Benar juga, katanya. Tapi dulu bukannya tidak ada tantangan berbuat dosa. Orang sudah kenal juga dengan yang namanya arak, dengan namanya judi. Atau keinginan mengumbar syahwat. Tapi semua ini berhasil diredakan oleh dakwah Sang Kiyai. Harusnya kiyai-kiyai sekarang lebih gigih lagi berdakwah kepada masyarakat. Dakwah bilhal. Dan disertai dengan contoh ketawadhuk-an. Mubaligh yang menyampaikan dakwahnya dengan santun namun tegas ke pokok masalah. Menjelaskan dengan gamblang mana yang boleh mana yang tidak boleh. Di atas segala-galanya mereka berdakwah semata-mata mencari keridhaan Allah. Lillahi ta'ala.

Aku setuju. Kalau dipikir, memang dengan cara berdakwah seperti itulah Islam dibawa ke negeri kita ini dahulu. Dengan dakwah yang menyejukkan serta langsung dengan memberi contoh nyata. Dan masyarakat langsung melihatnya sebagai kebajikan di tengah alam kehidupan. Rahmatan lil'alamiin. Saat ini sepertinya kita kekurangan mubaligh seperti itu sementara tantangan untuk mempertahankan keimanan semakin berat.

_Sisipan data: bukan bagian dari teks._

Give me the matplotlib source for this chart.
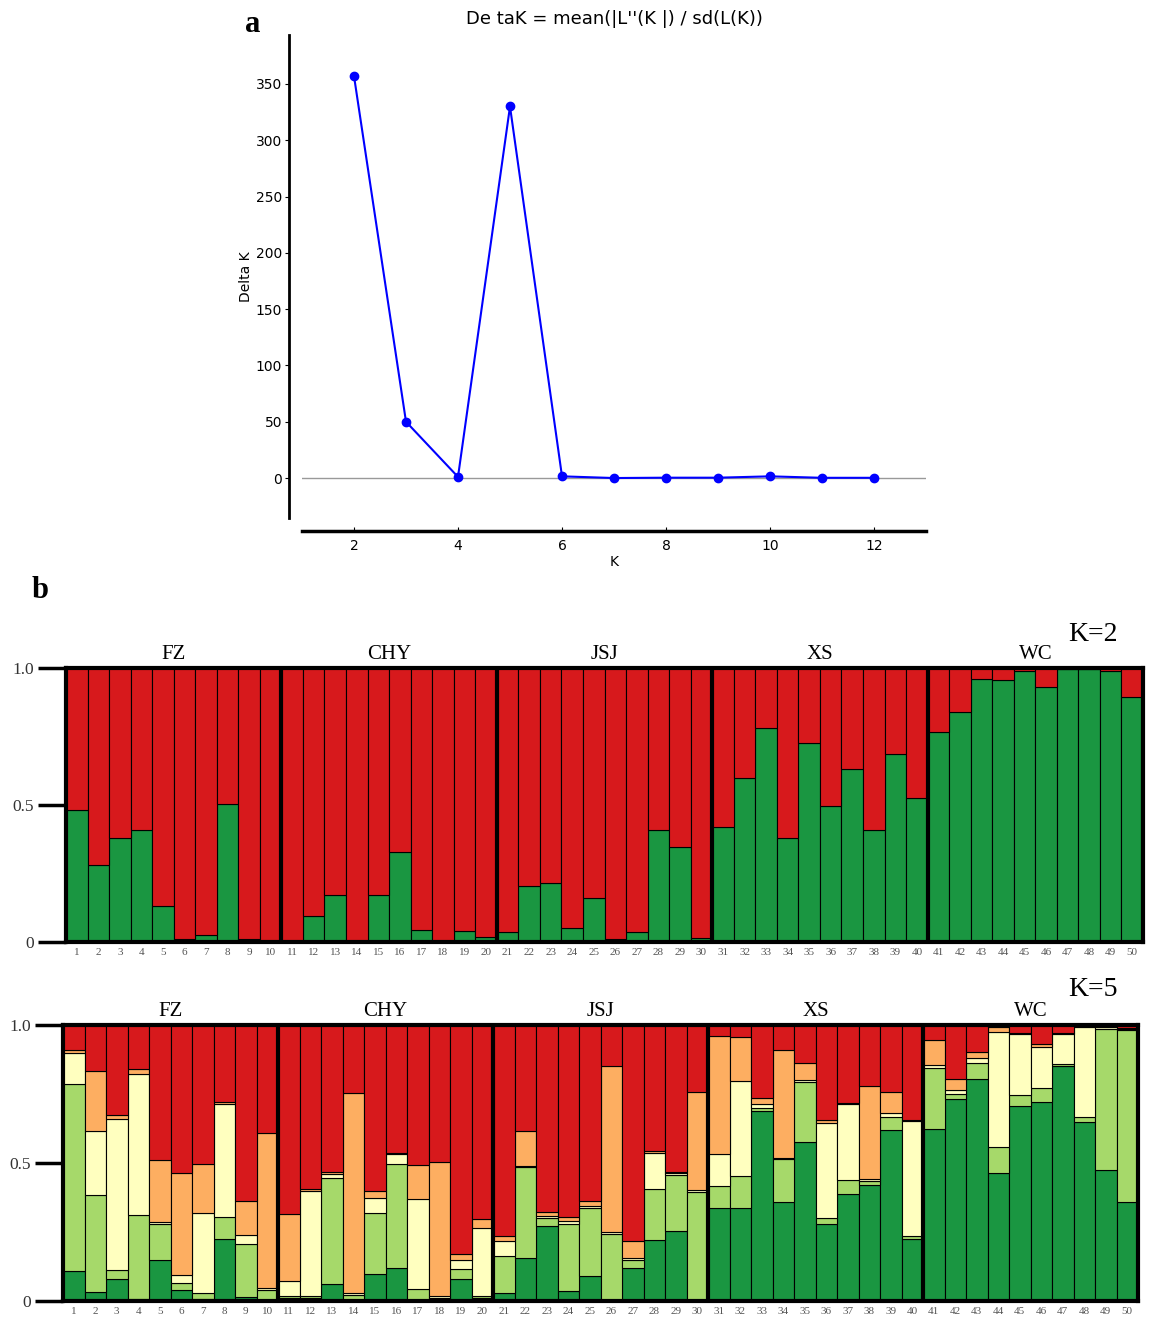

Aku mencoba mencerna dan membandingkan apa yang kami diskusikan dengan kondisi di kampungku. Kami juga mempunyai seorang ustadz panutan masyarakat. Beliau juga sudah berpulang kerahmatullah beberapa tahun yang lalu. Aku belum bisa menilai apakah tingkat keimanan masyarakat kampungku menurun sejak kepergian beliau. Wallahu a'lam.